A book must be the axe for the frozen sea inside us. Franz Kafka
These are arresting words for me just now, the one who is writing a book. After two long, determined and failed efforts to write my memoir, this version decided to be written. At least that’s what it feels like this time–easy, even though putting in the time on it is the same. It seems this will be my long life lesson: when you stop trying, when you surrender control, when you give up, there is space for what is authentic to arise and to start this slow and intricate dance of creation.
The hardest thing for me was finding the structure of the book; I didn’t want it to be a linear “first I did this and then I did that.” What suddenly came together was: A Long Walk Home: One Woman’s Life as Pilgrimage. Or at least that is the working title. I wrote about 70,000 words and then sent it off to a developmental editor, much like leaving your toddler at preschool for the first time. It’s been with her for a few weeks now, while I take a rest from re-reading it and having second doubts.
While I wait and wonder what her editorial comments will be, I know at the same time the guts of this book is my truth. I am content with this book, even knowing there is much to edit in the coming months. But while I wait, this quote makes me reconsider my writing in light of Kafka’s assertion. Is it an axe for the frozen sea inside me? Would it be that for others? Have I identified the frozen sea in its totality yet?
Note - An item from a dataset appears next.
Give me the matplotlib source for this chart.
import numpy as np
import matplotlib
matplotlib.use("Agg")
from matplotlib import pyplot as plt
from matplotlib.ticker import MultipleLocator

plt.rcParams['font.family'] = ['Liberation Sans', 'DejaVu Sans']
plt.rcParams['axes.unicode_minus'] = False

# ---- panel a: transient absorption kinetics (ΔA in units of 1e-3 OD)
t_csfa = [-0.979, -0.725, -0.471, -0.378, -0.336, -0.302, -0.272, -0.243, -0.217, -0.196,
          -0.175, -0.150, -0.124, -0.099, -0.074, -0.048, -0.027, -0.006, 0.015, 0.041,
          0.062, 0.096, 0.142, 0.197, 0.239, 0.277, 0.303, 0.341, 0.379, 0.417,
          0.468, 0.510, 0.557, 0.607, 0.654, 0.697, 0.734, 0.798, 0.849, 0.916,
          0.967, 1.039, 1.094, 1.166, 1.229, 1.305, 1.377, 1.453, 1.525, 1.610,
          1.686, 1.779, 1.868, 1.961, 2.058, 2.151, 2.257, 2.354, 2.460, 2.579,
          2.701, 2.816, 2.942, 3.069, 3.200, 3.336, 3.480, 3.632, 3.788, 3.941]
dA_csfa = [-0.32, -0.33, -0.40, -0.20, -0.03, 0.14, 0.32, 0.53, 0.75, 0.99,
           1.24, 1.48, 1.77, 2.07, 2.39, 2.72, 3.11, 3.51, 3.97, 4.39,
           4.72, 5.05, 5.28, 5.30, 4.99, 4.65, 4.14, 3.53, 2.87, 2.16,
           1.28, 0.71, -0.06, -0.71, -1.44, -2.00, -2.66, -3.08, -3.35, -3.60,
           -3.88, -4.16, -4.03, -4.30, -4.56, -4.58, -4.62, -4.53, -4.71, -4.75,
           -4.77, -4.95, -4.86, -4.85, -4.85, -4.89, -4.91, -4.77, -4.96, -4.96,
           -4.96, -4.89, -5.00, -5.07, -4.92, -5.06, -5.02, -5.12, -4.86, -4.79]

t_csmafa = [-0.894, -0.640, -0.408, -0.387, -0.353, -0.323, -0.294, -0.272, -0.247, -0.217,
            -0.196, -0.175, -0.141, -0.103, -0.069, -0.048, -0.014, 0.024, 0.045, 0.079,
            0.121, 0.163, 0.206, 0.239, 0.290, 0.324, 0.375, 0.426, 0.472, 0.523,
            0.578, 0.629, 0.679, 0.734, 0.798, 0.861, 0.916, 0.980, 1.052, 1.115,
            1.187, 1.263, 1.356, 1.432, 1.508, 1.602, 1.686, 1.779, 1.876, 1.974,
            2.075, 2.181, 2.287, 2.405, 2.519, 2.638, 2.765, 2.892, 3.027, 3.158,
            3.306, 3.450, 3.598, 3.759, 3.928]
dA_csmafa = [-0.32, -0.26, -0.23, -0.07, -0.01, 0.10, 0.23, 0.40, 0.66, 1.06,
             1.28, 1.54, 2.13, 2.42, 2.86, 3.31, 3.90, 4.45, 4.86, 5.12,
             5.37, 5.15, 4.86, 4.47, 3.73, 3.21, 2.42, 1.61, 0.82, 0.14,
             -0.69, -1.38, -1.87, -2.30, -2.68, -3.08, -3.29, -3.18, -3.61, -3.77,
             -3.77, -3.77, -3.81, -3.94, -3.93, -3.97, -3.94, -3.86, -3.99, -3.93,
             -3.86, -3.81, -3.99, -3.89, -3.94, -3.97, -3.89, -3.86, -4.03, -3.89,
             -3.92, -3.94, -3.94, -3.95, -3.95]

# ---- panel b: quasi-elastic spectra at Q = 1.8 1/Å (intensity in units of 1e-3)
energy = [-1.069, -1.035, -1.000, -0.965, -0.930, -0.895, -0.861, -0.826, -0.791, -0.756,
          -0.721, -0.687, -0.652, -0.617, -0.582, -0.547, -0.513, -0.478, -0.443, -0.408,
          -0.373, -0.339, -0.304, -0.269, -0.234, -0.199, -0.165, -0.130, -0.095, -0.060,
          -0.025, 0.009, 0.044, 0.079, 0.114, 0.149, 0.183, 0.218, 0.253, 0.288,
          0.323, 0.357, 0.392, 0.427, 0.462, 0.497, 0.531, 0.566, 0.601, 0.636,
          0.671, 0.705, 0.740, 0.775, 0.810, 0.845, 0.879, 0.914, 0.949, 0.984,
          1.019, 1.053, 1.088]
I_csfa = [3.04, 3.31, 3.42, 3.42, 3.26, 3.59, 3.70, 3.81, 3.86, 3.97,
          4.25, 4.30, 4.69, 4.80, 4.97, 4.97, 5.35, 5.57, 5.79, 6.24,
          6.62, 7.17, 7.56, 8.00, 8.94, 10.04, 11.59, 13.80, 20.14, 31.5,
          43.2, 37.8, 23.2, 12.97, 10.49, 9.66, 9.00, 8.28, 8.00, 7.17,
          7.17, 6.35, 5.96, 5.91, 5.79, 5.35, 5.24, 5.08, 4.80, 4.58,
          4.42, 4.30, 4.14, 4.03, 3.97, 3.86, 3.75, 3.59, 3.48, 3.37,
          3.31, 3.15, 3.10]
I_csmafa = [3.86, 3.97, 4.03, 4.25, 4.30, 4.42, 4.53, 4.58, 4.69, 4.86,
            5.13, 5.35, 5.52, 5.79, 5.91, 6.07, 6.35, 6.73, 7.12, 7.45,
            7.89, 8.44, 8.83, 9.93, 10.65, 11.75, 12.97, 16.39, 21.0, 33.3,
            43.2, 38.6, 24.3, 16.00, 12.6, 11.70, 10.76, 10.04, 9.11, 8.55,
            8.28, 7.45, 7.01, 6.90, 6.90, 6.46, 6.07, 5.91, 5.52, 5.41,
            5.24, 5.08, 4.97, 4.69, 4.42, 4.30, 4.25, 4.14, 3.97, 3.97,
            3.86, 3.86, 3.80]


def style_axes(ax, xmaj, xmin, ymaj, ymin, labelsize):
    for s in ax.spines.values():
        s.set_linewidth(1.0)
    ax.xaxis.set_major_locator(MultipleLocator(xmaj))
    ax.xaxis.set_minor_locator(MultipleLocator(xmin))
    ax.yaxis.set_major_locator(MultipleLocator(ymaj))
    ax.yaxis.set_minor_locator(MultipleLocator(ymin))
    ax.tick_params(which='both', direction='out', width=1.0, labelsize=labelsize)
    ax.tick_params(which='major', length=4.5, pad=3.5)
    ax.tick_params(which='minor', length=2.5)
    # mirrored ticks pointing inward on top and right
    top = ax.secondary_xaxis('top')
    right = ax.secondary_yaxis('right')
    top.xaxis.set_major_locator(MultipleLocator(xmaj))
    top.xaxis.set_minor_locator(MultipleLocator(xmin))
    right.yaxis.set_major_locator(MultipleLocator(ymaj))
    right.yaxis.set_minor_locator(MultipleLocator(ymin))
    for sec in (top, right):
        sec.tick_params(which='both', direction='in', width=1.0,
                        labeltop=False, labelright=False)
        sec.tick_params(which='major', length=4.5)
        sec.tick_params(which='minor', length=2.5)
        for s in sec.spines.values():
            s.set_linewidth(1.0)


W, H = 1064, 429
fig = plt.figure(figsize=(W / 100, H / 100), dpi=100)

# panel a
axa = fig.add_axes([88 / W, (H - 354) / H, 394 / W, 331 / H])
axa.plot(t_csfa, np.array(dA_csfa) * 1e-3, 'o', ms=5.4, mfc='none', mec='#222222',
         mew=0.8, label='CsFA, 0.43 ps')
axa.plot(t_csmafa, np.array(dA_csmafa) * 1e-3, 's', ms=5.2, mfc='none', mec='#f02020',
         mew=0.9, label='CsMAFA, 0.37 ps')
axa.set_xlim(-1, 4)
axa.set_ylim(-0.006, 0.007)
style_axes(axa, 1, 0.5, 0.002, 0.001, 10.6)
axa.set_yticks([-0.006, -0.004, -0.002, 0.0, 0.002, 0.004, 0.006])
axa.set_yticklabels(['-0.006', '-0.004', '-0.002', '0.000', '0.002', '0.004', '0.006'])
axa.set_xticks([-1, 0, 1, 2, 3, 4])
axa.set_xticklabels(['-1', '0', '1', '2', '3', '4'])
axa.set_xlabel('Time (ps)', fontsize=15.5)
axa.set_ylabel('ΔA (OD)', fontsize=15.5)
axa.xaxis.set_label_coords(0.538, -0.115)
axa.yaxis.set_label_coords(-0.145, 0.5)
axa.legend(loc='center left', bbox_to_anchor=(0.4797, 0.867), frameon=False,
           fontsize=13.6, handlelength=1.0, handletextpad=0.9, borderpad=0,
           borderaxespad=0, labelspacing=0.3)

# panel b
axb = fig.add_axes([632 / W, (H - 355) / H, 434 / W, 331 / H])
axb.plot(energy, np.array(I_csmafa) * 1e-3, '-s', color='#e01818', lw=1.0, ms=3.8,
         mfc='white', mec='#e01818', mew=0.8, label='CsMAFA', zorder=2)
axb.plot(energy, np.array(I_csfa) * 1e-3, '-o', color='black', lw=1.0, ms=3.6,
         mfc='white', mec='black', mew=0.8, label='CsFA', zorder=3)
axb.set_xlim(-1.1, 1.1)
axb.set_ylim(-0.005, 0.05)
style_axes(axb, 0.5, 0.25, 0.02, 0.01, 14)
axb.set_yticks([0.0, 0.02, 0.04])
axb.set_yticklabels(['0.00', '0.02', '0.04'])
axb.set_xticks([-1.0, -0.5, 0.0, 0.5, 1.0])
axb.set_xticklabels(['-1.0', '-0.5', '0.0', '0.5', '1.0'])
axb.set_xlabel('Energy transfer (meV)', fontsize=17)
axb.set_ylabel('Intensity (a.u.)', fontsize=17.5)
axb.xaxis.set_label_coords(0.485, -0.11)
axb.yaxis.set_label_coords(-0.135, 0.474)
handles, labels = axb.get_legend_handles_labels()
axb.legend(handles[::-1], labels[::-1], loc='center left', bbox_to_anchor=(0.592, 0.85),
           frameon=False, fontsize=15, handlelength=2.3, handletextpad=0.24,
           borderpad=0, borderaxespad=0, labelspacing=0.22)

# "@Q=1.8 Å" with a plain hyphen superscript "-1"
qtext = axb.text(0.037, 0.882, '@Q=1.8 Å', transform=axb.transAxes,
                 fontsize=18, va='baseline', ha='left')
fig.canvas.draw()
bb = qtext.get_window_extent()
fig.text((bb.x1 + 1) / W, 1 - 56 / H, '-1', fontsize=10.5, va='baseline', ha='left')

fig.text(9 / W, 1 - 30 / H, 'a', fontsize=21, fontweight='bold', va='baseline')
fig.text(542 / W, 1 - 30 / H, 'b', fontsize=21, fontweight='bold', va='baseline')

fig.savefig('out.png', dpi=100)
It’s a vulnerable book already. I look at the many ways I have defended my heart and used my strong will to bulldoze my way through life–with mostly good intentions, but not always with a slowing to hear what guidance might come from a deeper place. That’s what pilgrimage has done for me–worn down the defenses. After the long walk with all its challenges, pain, anxiety, not-knowing, and sheer fatigue–yes, like an axe at times, I have been left with a compassionate and slightly amusing view of all my efforts at getting life right. A sweet humility come smiling at me and a tender love that understands.
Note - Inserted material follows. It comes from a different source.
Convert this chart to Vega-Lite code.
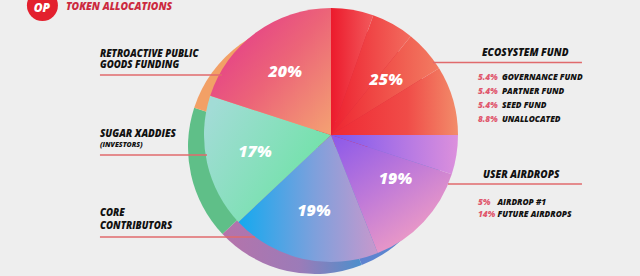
{
  "$schema": "https://vega.github.io/schema/vega-lite/v6.json",
  "width": 640,
  "height": 276,
  "autosize": {"type": "none"},
  "padding": 0,
  "background": "#eeeeee",
  "config": {
    "view": {"stroke": null},
    "axis": {"disable": true},
    "text": {"font": "Open Sans", "fontStyle": "italic", "fontWeight": 800}
  },
  "datasets": {
    "allocations": [
      {"group": "Ecosystem Fund", "part": "Governance Fund", "share": 0.054},
      {"group": "Ecosystem Fund", "part": "Partner Fund", "share": 0.054},
      {"group": "Ecosystem Fund", "part": "Seed Fund", "share": 0.054},
      {"group": "Ecosystem Fund", "part": "Unallocated", "share": 0.088},
      {"group": "User Airdrops", "part": "Airdrop #1", "share": 0.05},
      {"group": "User Airdrops", "part": "Future Airdrops", "share": 0.14},
      {"group": "Core Contributors", "part": "Core Contributors", "share": 0.19},
      {"group": "Sugar Xaddies", "part": "Sugar Xaddies", "share": 0.17},
      {"group": "Retroactive Public Goods Funding", "part": "Retroactive Public Goods Funding", "share": 0.20}
    ]
  },
  "resolve": {"scale": {"y": "independent"}},
  "layer": [
    {
      "data": {"name": "allocations"},
      "transform": [{"stack": "share", "groupby": [], "as": ["s0", "s1"]}],
      "encoding": {
        "x": {"datum": 0, "type": "quantitative", "scale": {"domain": [-2.606, 2.433], "nice": false, "zero": false}},
        "y": {"datum": 0, "type": "quantitative", "scale": {"domain": [-1.11, 1.063], "nice": false, "zero": false}}
      },
      "layer": [
        {
          "encoding": {
            "x": {"datum": -0.126, "type": "quantitative", "scale": {"domain": [-2.606, 2.433], "nice": false, "zero": false}},
            "y": {"datum": -0.0945, "type": "quantitative", "scale": {"domain": [-1.11, 1.063], "nice": false, "zero": false}},
            "theta": {"field": "s0", "type": "quantitative", "scale": {"domain": [0, 1]}},
            "theta2": {"field": "s1"}
          },
          "layer": [
            {"transform": [{"filter": "datum.group === 'Ecosystem Fund'"}],
             "mark": {"type": "arc", "radius": 127, "fill": "#d8283a"}},
            {"transform": [{"filter": "datum.group === 'User Airdrops'"}],
             "mark": {"type": "arc", "radius": 127, "fill": {"gradient": "linear", "x1": 0, "y1": 0, "x2": 1, "y2": 1, "stops": [{"offset": 0, "color": "#7f62d8"}, {"offset": 1, "color": "#4f92cc"}]}}},
            {"transform": [{"filter": "datum.group === 'Core Contributors'"}],
             "mark": {"type": "arc", "radius": 127, "fill": {"gradient": "linear", "x1": 0, "y1": 0.5, "x2": 1, "y2": 0.5, "stops": [{"offset": 0, "color": "#b673aa"}, {"offset": 0.55, "color": "#9c7bb8"}, {"offset": 1, "color": "#4c8fcc"}]}}},
            {"transform": [{"filter": "datum.group === 'Sugar Xaddies'"}],
             "mark": {"type": "arc", "radius": 127, "fill": "#5fbf88"}},
            {"transform": [{"filter": "datum.group === 'Retroactive Public Goods Funding'"}],
             "mark": {"type": "arc", "radius": 127, "fill": "#f2a066"}}
          ]
        },
        {
          "encoding": {
            "theta": {"field": "s0", "type": "quantitative", "scale": {"domain": [0, 1]}},
            "theta2": {"field": "s1"}
          },
          "layer": [
            {"transform": [{"filter": "datum.part === 'Governance Fund'"}],
             "mark": {"type": "arc", "radius": 127, "fill": {"gradient": "linear", "x1": 0, "y1": 0.5, "x2": 1, "y2": 0.5, "stops": [{"offset": 0, "color": "#ec1a2c"}, {"offset": 1, "color": "#f25a5c"}]}}},
            {"transform": [{"filter": "datum.part === 'Partner Fund'"}],
             "mark": {"type": "arc", "radius": 127, "fill": {"gradient": "linear", "x1": 0, "y1": 0.5, "x2": 1, "y2": 0.5, "stops": [{"offset": 0, "color": "#ed1f2e"}, {"offset": 1, "color": "#f26c5e"}]}}},
            {"transform": [{"filter": "datum.part === 'Seed Fund'"}],
             "mark": {"type": "arc", "radius": 127, "fill": {"gradient": "linear", "x1": 0, "y1": 0.5, "x2": 1, "y2": 0.5, "stops": [{"offset": 0, "color": "#ee2430"}, {"offset": 1, "color": "#f27c62"}]}}},
            {"transform": [{"filter": "datum.part === 'Unallocated'"}],
             "mark": {"type": "arc", "radius": 127, "fill": {"gradient": "linear", "x1": 0, "y1": 0.5, "x2": 1, "y2": 0.5, "stops": [{"offset": 0, "color": "#ef2833"}, {"offset": 0.6, "color": "#f04c48"}, {"offset": 1, "color": "#f28c6a"}]}}},
            {"transform": [{"filter": "datum.part === 'Airdrop #1'"}],
             "mark": {"type": "arc", "radius": 127, "fill": {"gradient": "linear", "x1": 0, "y1": 0.5, "x2": 1, "y2": 0.5, "stops": [{"offset": 0, "color": "#7c56ee"}, {"offset": 1, "color": "#dc90dc"}]}}},
            {"transform": [{"filter": "datum.part === 'Future Airdrops'"}],
             "mark": {"type": "arc", "radius": 127, "fill": {"gradient": "linear", "x1": 0, "y1": 0, "x2": 0.7, "y2": 1, "stops": [{"offset": 0, "color": "#8a58ea"}, {"offset": 0.5, "color": "#c07ad8"}, {"offset": 1, "color": "#f4a0c2"}]}}},
            {"transform": [{"filter": "datum.part === 'Core Contributors'"}],
             "mark": {"type": "arc", "radius": 127, "fill": {"gradient": "linear", "x1": 0, "y1": 0.5, "x2": 1, "y2": 0.5, "stops": [{"offset": 0, "color": "#14a9ef"}, {"offset": 0.55, "color": "#7ea0dc"}, {"offset": 1, "color": "#c898cc"}]}}},
            {"transform": [{"filter": "datum.part === 'Sugar Xaddies'"}],
             "mark": {"type": "arc", "radius": 127, "fill": {"gradient": "linear", "x1": 0, "y1": 0.2, "x2": 1, "y2": 0.8, "stops": [{"offset": 0, "color": "#a2dcd6"}, {"offset": 1, "color": "#68e3a0"}]}}},
            {"transform": [{"filter": "datum.part === 'Retroactive Public Goods Funding'"}],
             "mark": {"type": "arc", "radius": 127, "fill": {"gradient": "linear", "x1": 0, "y1": 0.1, "x2": 1, "y2": 1, "stops": [{"offset": 0, "color": "#e2348e"}, {"offset": 0.5, "color": "#ec6478"}, {"offset": 1, "color": "#f4a272"}]}}}
          ]
        },
        {
          "transform": [
            {"aggregate": [
              {"op": "sum", "field": "share", "as": "total"},
              {"op": "min", "field": "s0", "as": "g0"},
              {"op": "max", "field": "s1", "as": "g1"}
            ], "groupby": ["group"]},
            {"calculate": "(datum.g0 + datum.g1) / 2", "as": "mid"}
          ],
          "mark": {"type": "text", "radius": 78, "fontSize": 16, "color": "#ffffff", "align": "center", "baseline": "middle"},
          "encoding": {
            "theta": {"field": "mid", "type": "quantitative", "scale": {"domain": [0, 1]}},
            "text": {"field": "total", "type": "quantitative", "format": ".0%"}
          }
        }
      ]
    },
    {
      "data": {"values": [{}]},
      "layer": [
        {"mark": {"type": "circle", "size": 960, "color": "#e3202e", "opacity": 1},
         "encoding": {"x": {"datum": -2.272, "type": "quantitative", "scale": {"domain": [-2.606, 2.433], "nice": false, "zero": false}}, "y": {"datum": 1.02, "type": "quantitative", "scale": {"domain": [-1.11, 1.063], "nice": false, "zero": false}}}},
        {"mark": {"type": "text", "text": "OP", "fontSize": 12, "color": "#ffffff", "align": "center", "baseline": "middle"},
         "encoding": {"x": {"datum": -2.276, "type": "quantitative"}, "y": {"datum": 1.0, "type": "quantitative"}}},
        {"mark": {"type": "text", "text": "TOKEN ALLOCATIONS", "fontSize": 10.3, "color": "#cc2a3e", "align": "left", "baseline": "middle"},
         "encoding": {"x": {"datum": -2.087, "type": "quantitative"}, "y": {"datum": 1.004, "type": "quantitative"}}},
        {"mark": {"type": "text", "text": "RETROACTIVE PUBLIC", "fontSize": 9.6, "color": "#111111", "align": "left", "baseline": "middle"},
         "encoding": {"x": {"datum": -1.819, "type": "quantitative"}, "y": {"datum": 0.641, "type": "quantitative"}}},
        {"mark": {"type": "text", "text": "GOODS FUNDING", "fontSize": 9.6, "color": "#111111", "align": "left", "baseline": "middle"},
         "encoding": {"x": {"datum": -1.819, "type": "quantitative"}, "y": {"datum": 0.548, "type": "quantitative"}}},
        {"mark": {"type": "text", "text": "SUGAR XADDIES", "fontSize": 9.9, "color": "#111111", "align": "left", "baseline": "middle"},
         "encoding": {"x": {"datum": -1.819, "type": "quantitative"}, "y": {"datum": 0.008, "type": "quantitative"}}},
        {"mark": {"type": "text", "text": "(INVESTORS)", "fontSize": 7, "color": "#111111", "align": "left", "baseline": "middle"},
         "encoding": {"x": {"datum": -1.819, "type": "quantitative"}, "y": {"datum": -0.075, "type": "quantitative"}}},
        {"mark": {"type": "text", "text": "CORE", "fontSize": 9.6, "color": "#111111", "align": "left", "baseline": "middle"},
         "encoding": {"x": {"datum": -1.819, "type": "quantitative"}, "y": {"datum": -0.6165, "type": "quantitative"}}},
        {"mark": {"type": "text", "text": "CONTRIBUTORS", "fontSize": 9.6, "color": "#111111", "align": "left", "baseline": "middle"},
         "encoding": {"x": {"datum": -1.819, "type": "quantitative"}, "y": {"datum": -0.7165, "type": "quantitative"}}},
        {"mark": {"type": "text", "text": "ECOSYSTEM FUND", "fontSize": 10, "color": "#111111", "align": "left", "baseline": "middle"},
         "encoding": {"x": {"datum": 1.189, "type": "quantitative"}, "y": {"datum": 0.643, "type": "quantitative"}}},
        {"mark": {"type": "text", "text": "USER AIRDROPS", "fontSize": 10, "color": "#111111", "align": "left", "baseline": "middle"},
         "encoding": {"x": {"datum": 1.197, "type": "quantitative"}, "y": {"datum": -0.315, "type": "quantitative"}}},
        {"mark": {"type": "rule", "color": "#e06a6c", "strokeWidth": 1.4},
         "encoding": {"x": {"datum": -1.819, "type": "quantitative"}, "x2": {"datum": -0.858}, "y": {"datum": 0.472, "type": "quantitative"}}},
        {"mark": {"type": "rule", "color": "#e06a6c", "strokeWidth": 1.4},
         "encoding": {"x": {"datum": -1.819, "type": "quantitative"}, "x2": {"datum": -0.976}, "y": {"datum": -0.157, "type": "quantitative"}}},
        {"mark": {"type": "rule", "color": "#e06a6c", "strokeWidth": 1.4},
         "encoding": {"x": {"datum": -1.819, "type": "quantitative"}, "x2": {"datum": -0.598}, "y": {"datum": -0.803, "type": "quantitative"}}},
        {"mark": {"type": "rule", "color": "#e06a6c", "strokeWidth": 1.4},
         "encoding": {"x": {"datum": 0.803, "type": "quantitative"}, "x2": {"datum": 1.976}, "y": {"datum": 0.571, "type": "quantitative"}}},
        {"mark": {"type": "rule", "color": "#e06a6c", "strokeWidth": 1.4},
         "encoding": {"x": {"datum": 0.921, "type": "quantitative"}, "x2": {"datum": 1.976}, "y": {"datum": -0.386, "type": "quantitative"}}}
      ]
    },
    {
      "data": {"name": "allocations"},
      "transform": [
        {"filter": "datum.group === 'Ecosystem Fund'"},
        {"calculate": "upper(datum.part)", "as": "name"}
      ],
      "encoding": {
        "y": {"field": "part", "type": "nominal", "sort": null, "scale": {"type": "point", "range": [78.3, 120], "padding": 0}}
      },
      "layer": [
        {"mark": {"type": "text", "fontSize": 8.3, "color": "#e0566c", "align": "left", "baseline": "middle"},
         "encoding": {"x": {"datum": 1.157, "type": "quantitative"}, "text": {"field": "share", "type": "quantitative", "format": ".1~%"}}},
        {"mark": {"type": "text", "fontSize": 8.3, "color": "#111111", "align": "left", "baseline": "middle"},
         "encoding": {"x": {"datum": 1.346, "type": "quantitative"}, "text": {"field": "name"}}}
      ]
    },
    {
      "data": {"name": "allocations"},
      "transform": [
        {"filter": "datum.group === 'User Airdrops'"},
        {"calculate": "upper(datum.part)", "as": "name"}
      ],
      "encoding": {
        "y": {"field": "part", "type": "nominal", "sort": null, "scale": {"type": "point", "range": [203, 215], "padding": 0}}
      },
      "layer": [
        {"mark": {"type": "text", "fontSize": 8.3, "color": "#e0566c", "align": "left", "baseline": "middle"},
         "encoding": {"x": {"datum": 1.157, "type": "quantitative"}, "text": {"field": "share", "type": "quantitative", "format": ".1~%"}}},
        {"mark": {"type": "text", "fontSize": 8.3, "color": "#111111", "align": "left", "baseline": "middle"},
         "encoding": {"x": {"datum": 1.311, "type": "quantitative"}, "text": {"field": "name"}}}
      ]
    }
  ]
}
I feel connected to the vast frozen sea in all my human community today; some of us yearning for melting, some of us considering it and some of us who will never trust that thawing will be safe or survivable. We all have that unique memoir that is difficult to write, to offer. I don’t feel like taking an axe to it today.. just letting the rays of lengthening sun do what they do.
3 thoughts on “An Axe for the Frozen Sea”
I’m so looking forward to reading this, Marcia. Your way has always been a gentle thawing.
What Kaylene said!
when I was reading your words about not knowing if you’d found the frozen sea in yourself or in others, it made me ponder a frozen sea. When you look upon it, all you can see is what’s on top. The rest is unknown. How deep does the ice go? One way to find out would be to take an axe to it. I love this as a metaphor for Not Knowing. I’m pretty sure you’ve found the frozen sea and I can’t wait to read all about it.
I am so looking forward to reading your book, my friend — grateful for the ways the path opens to us at the right time. Love you!